Bad weather? After more than two weeks in Oldenburg, they have already got used to it, say Mac Thi Dieu Trang and Pierre Atallah with a laugh. The two of them are not only united by the humour they have developed in dealing with the bad weather in northern Germany. Rather, they are part of what they themselves describe as a "big family": a group of 25 young university managers from 15 countries who have been taking part in the UNILEAD (University Leadership and Management Training Course) programme since the beginning of the year. In February and March, the participants met in person for the first time during a three-week attendance phase.

The C3L - Center for Lifelong Learning at the University of Oldenburg has been offering the English-language further education programme funded by the German Academic Exchange Service (DAAD) since 2018. More than 500 young managers from over 50 countries have since completed the nine-month training programme.

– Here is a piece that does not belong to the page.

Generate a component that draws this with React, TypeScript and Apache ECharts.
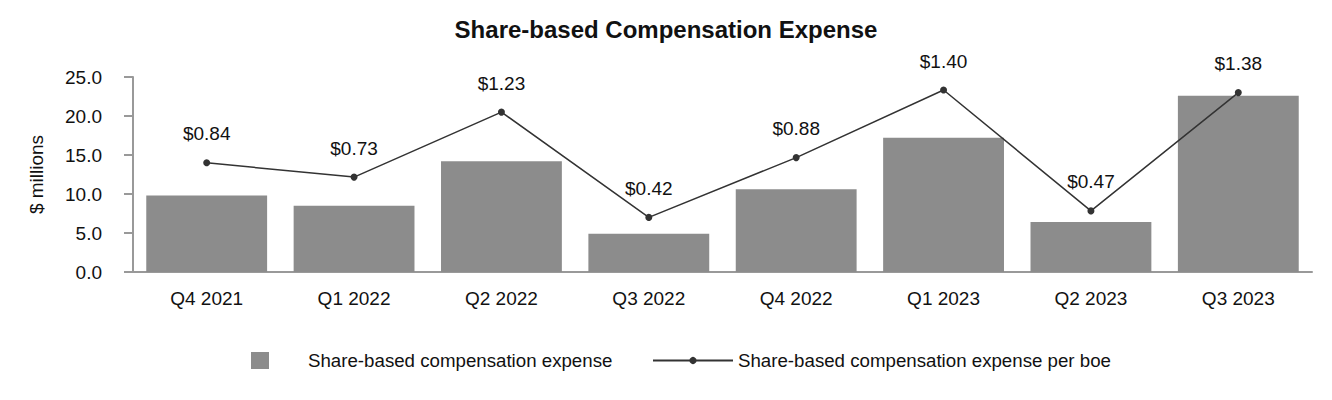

The programme includes seminars and lectures on topics such as leadership, project management and personnel development. A large part of the programme takes place online. The participants also come together twice on site in Oldenburg - to consolidate what they have learnt, to exchange ideas and, above all, to work on specific projects. "We want to support the participants in developing their own projects and designing them in such a way that they can later implement them at their universities," explains programme coordinator Christine Vajna.

Recognising your own strengths

Mac Thi Dieu Trang, for example, is a project coordinator at the Department of Cooperation and Development at the University of Economics and Law in Ho Chi Minh City, Vietnam. Her university, which is still quite young, will operate more independently in future and initiate the necessary digital transformations in university management, study programmes and services for students. Dieu Thrang is involved in drawing up a corresponding roadmap.

"What I'm learning at UNILEAD is helping me to recognise my own strengths and make good use of them," she says. At the same time, she is gaining the tools to convey the right messages to the right people - for example, to create new connections for her university or to attract funding bodies outside her own country's borders for her project.

Pierre Atallah is also concerned with getting the right messages across. He is head of the student secretariat at the American University of Science and Technology in Beirut, Lebanon. "Many students don't graduate or drop out of university," he explains. His aim is to set up a programme that helps students to find their way and stick with it - and thus improve their academic success.

Learning from each other

In order to realise this, he wants to train his team and, above all, needs resources - both human and financial. The training shows him ways in which he can adequately present his proposals to the university administration and convince them to tackle the project, he explains.

But it is also the exchange with the other participants and the mutual support that helps them to develop a positive vision for the future, emphasise Dieu Trang and Atallah. Despite the major cultural differences between all participants and language barriers, they quickly grew together as a group, a family, during the three-week presence phase in Oldenburg. "A special bond developed between us," says Atallah. Dieu Trang also describes their time together in Oldenburg as a "wonderful experience". "We learnt new things every day - not least from each other," she says.

Dieu Trang and Atallah also gained valuable experience beyond the group and the actual programme content. The good organisation, many helpful people and punctual buses have given them a positive image of Germany. However, despite their enthusiasm for the host country and for Oldenburg - unlike the weather, neither of them could really get used to the local food.